How to check if a line is blank using regex

I am trying to make simple regex that will check if a line is blank or not.
Case;
" some" // not blank
" " //blank
"" // blank
The pattern you want is something like this in multiline mode:
^\s*$
Explanation:
^ is the beginning of string anchor.
$ is the end of string anchor.
\s is the whitespace character class.
* is zero-or-more repetition of.
In multiline mode, ^ and $ also match the beginning and end of the line.
References:
regular-expressions.info/Anchors, Character Classes, and Repetition.
A non-regex alternative:
You can also check if a given string line is "blank" (i.e. containing only whitespaces) by trim()-ing it, then checking if the resulting string isEmpty().
In Java, this would be something like this:
if (line.trim().isEmpty()) {
// line is "blank"
}
The regex solution can also be simplified without anchors (because of how matches is defined in Java) as follows:
if (line.matches("\\s*")) {
// line is "blank"
}
API references
String String.trim()
Returns a copy of the string, with leading and trailing whitespace omitted.
boolean String.isEmpty()
Returns true if, and only if, length() is 0.

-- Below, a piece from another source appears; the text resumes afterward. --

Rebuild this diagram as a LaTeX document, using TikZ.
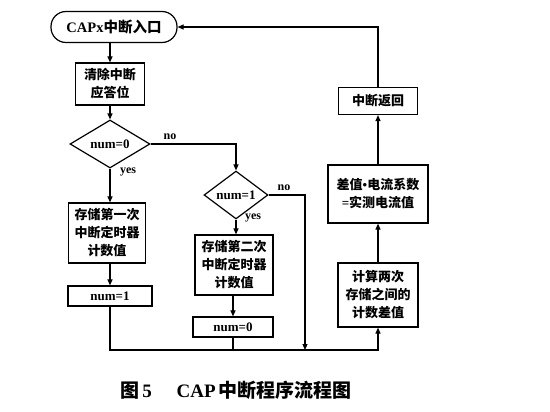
\documentclass[tikz,border=0pt]{standalone}
\usepackage{fontspec}
\setmainfont{Liberation Serif}
\newfontfamily\cjk{Noto Sans CJK SC}
\usetikzlibrary{shapes.geometric,arrows.meta}
\begin{document}
\begin{tikzpicture}[x=1pt,y=-1pt,
  every node/.style={font=\fontsize{13}{18}\selectfont\bfseries, inner sep=0pt, align=center},
  box/.style={draw, line width=1.2pt, rectangle},
  dia/.style={draw, line width=1.2pt, diamond},
  lbl/.style={font=\fontsize{12}{14}\selectfont\bfseries},
  link/.style={line width=1.1pt},
  arr/.style={link, -{Triangle[length=6pt,width=5pt]}}
]
\useasboundingbox (0,0) rectangle (550,412);
% nodes
\node[box, rounded corners=15pt, minimum width=126pt, minimum height=31pt, font=\fontsize{14.5}{18}\selectfont\bfseries] (start) at (114,27) {CAPx{\cjk 中断入口}};
\node[box, minimum width=69pt, minimum height=42pt] (clear) at (110,84) {\cjk 清除中断\\\cjk 应答位};
\node[dia, minimum width=80pt, minimum height=44pt] (d1) at (110,144) {num=0};
\node[box, minimum width=77pt, minimum height=60pt] (b1) at (107,233) {\cjk 存储第一次\\\cjk 中断定时器\\\cjk 计数值};
\node[box, minimum width=84pt, minimum height=20pt] (n1) at (110,296) {num=1};
\node[dia, minimum width=64pt, minimum height=40pt] (d2) at (236,195) {num=1};
\node[box, minimum width=78pt, minimum height=60pt] (b2) at (234,265) {\cjk 存储第二次\\\cjk 中断定时器\\\cjk 计数值};
\node[box, minimum width=80pt, minimum height=20pt] (n0) at (233,327) {num=0};
\node[box, minimum width=79pt, minimum height=27pt] (ret) at (378,101) {\cjk 中断返回};
\node[box, minimum width=100pt, minimum height=58pt] (c2) at (378,194) {{\cjk 差值}•{\cjk 电流系数}\\={\cjk 实测电流值}};
\node[box, minimum width=80pt, minimum height=64pt] (c1) at (378,295) {\cjk 计算两次\\\cjk 存储之间的\\\cjk 计数差值};
\node[font=\fontsize{19}{21}\selectfont\bfseries] (cap) at (236,390) {{\cjk 图}\,5\hspace{1.3em}CAP\,{\cjk 中断程序流程图}};
% labels
\node[lbl] (no1) at (170,137) {no};
\node[lbl] (yes1) at (128,172) {yes};
\node[lbl] (no2) at (284,188) {no};
\node[lbl] (yes2) at (253,218) {yes};
\coordinate (bot) at (0,350);
\coordinate (rt) at (305,0);
% connectors
\draw[arr] (clear.north |- start.south) -- (clear.north);
\draw[arr] (clear.south) -- (d1.north);
\draw[arr] (d1.east) -| (d2.north);
\draw[arr] (d1.south) -- (d1.south |- b1.north);
\draw[arr] (d1.south |- b1.south) -- (n1.north);
\draw[arr] (d2.south) -- (d2.south |- b2.north);
\draw[arr] (b2.south -| n0.north) -- (n0.north);
\draw[arr] (d2.east) -- (d2.east -| rt) -- (rt |- bot);
\draw[link] (n0.south) -- (n0.south |- bot);
\draw[arr] (n1.south) -- (n1.south |- bot) -| (c1.south);
\draw[arr] (c1.north) -- (c2.south);
\draw[arr] (c2.north) -- (ret.south);
\draw[arr] (ret.north) |- (start.east);
\end{tikzpicture}
\end{document}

boolean String.matches(String regex)
Tells whether or not this (entire) string matches the given regular expression.
Actually in multiline mode a more correct answer is this:
/((\r\n|\n|\r)$)|(^(\r\n|\n|\r))|^\s*$/gm
The accepted answer: ^\s*$ does not match a scenario when the last line is blank (in multiline mode).
Try this:
^\s*$
Full credit to bchr02 for this answer. However, I had to modify it a bit to catch the scenario for lines that have */ (end of comment) followed by an empty line. The regex was matching the non empty line with */.
New: (^(\r\n|\n|\r)$)|(^(\r\n|\n|\r))|^\s*$/gm
All I did is add ^ as second character to signify the start of line.
The most portable regex would be ^[ \t\n]*$ to match an empty string (note that you would need to replace \t and \n with tab and newline accordingly) and [^ \n\t] to match a non-whitespace string.
Here Blank mean what you are meaning.
A line contains full of whitespaces or a line contains nothing.
If you want to match a line which contains nothing then use '/^$/'.
Somehow none of the answers from here worked for me when I had strings which were filled just with spaces and occasionally strings having no content (just the line terminator), so I used this instead:
if (str.trim().isEmpty()) {
doSomethingWhenWhiteSpace();
}
Well...I tinkered around (using notepadd++) and this is the solution I found
\n\s
\n for end of line (where you start matching) -- the caret would not be of help in my case as the beginning of the row is a string
\s takes any space till the next string
hope it helps
This regex will delete all empty spaces (blank) and empty lines and empty tabs from file
\n\s*